I have had a lot of good times discussing “character optimization” in the context of D&D and similar games. I usually don’t go in for that with Forged in the Dark games. The implementation varies too much from table to table, the game is just too open-ended, and the character creation frameworks are also usually wide open to such an extent that just reviewing the options would be daunting. Plus in the original Blades there just aren’t that many abilities that really interact with each other to create “combos.”
EDIT: Also, a group of soldiers who train together, it makes more fictional sense to me that the legion would try to coordinate training around a doctrine, whereas I have a hard time imagining most Doskvol Scoundrels trying too hard to deploy a complex combo in-character.
Band of Blades feels a bit different from the others, though. The character building framework is more complex and more codified: two heritage traits, max two veteran abilities, maybe a rookie ability, and then whatever your playbook gets you. It also has a surprising number of abilities that directly add onto or feed into each other. This creates a bunch of cool “themes” you can build around, and then those turn out to plug into each other in some fun ways, too.
Let’s start with “pushing.” There are six abilities I found related to pushing in some way.
Weaponmaster (heavy): grants potency in melee combat when you push
War Machine (heavy): when you push, you may reduce enemy threat (or perform a feat of strength)
Backup (heavy): when you assist someone, they can push for only 1 stress (also grants +resist when protecting)
Sharpshooter (sniper): when you push, you can use suppression fire or shoot at extreme range
Eat Iron, Shit Nails (soldier): when you push, ignore all harm penalties and get +1d to resist consequences
Relentless (soldier): you may spend Grit to push.
The first thing that catches my eye is that it looks like you could combine Weaponmaster with War Machine for a super melee action, or War Machine and Sharpshooter for hyper-effective suppression fire, and optionally throw in Eat Iron, Shit Nails so you ignore wounds at the same time. This makes your pushes very effective, but there’s still a couple of problems. First, pushing is expensive. Soldiers starts with only 6 stress to spend, and only recover 3 per liberty, so you won’t always even get that. Add in the occasional assist or resist and it gets hard to push more than once or at most twice per mission. Talking some other Legionnaires into taking Backup could help, but let’s say we need to be self-sufficient.
One way around this is to take Hardened 1 or 2 times to extend the stress bar to 8 or 10. If you’re doing this you probably want to play a Noble Orite so that you can always boost liberty to get your whole bar back. This is a good build for a Heavy that begins play as a specialist. Weapon Master, War Machine, Hardened x2, and Eat Iron, Shit Nails is achievable in a long campaign and leaves you 1 shy of both the veteran and total ability caps. You could also skip Weaponmaster and take the Vengeful Orite trait instead, which grants potency when you have wound penalties.
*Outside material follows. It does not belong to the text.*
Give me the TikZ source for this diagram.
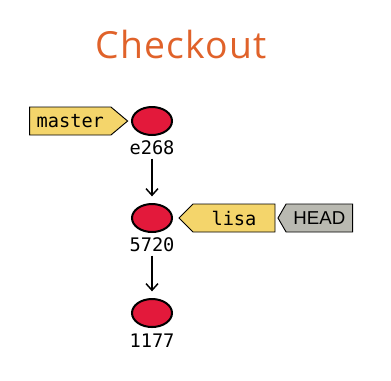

Alternatively, a Rookie who starts with Just a Kid can grab both Relentless and Eat Iron, Shit Nails immediately on making Soldier. (You could take Hard Knocks as your rookie ability instead to accelerate your XP gain). Add at least one more dot of Grit for 2 free pushes per mission, then grab the Heavy advances as veteran abilities and/or promote up to Heavy depending on force structure needs and what gear you value. Staying Soldier gives you the option to pick up stuff like Cavalry and ride down the enemy’s key targets. Now you don’t necessarily need to be Orite for stress relief, though the option to boost healing is also very attractive. You could instead go Bartan for the free reliquary, Zemyati for group action bonuses or wound mitigation, or go panyar traveler and run down the baddies at high speed with a big weapon.
Now that we’ve solved the stress problems related to repeatedly pushing yourself to fight elites and the Infamous, the other problem is that this is a good way to take lots of wounds and corruption. EISN keeps you effective as long as you stay pushing, but it doesn’t help you walk away afterwards or get in shape for your next mission. There are a huge number of heritage traits, playbook abilities, and chosen abilities that interact with wound healing, wound penalties, rewards for getting wounded, and so on. These enable several interesting builds in their own right, but lots of them make good add on to a pushing build also. We’ll get there in a later installment, but not the immediate next one.
TLDR character spotlight:
Orite (Noble) Heavy: Weaponmaster, War Machine, Hardened. (Luxury: Hardened 2, Eat Iron Shit Nails, Vigorous, Hard Knocks, etc.)
Orite (Noble) Sniper: Sharpshooter, War Machine, Hardened.
Rookie (Just a Kid/Hard Knocks) -> Soldier (Relentless, Eat Iron Shit Nails), War Machine, Weapon Master. Optionally promote to Heavy or buy Anchor dots.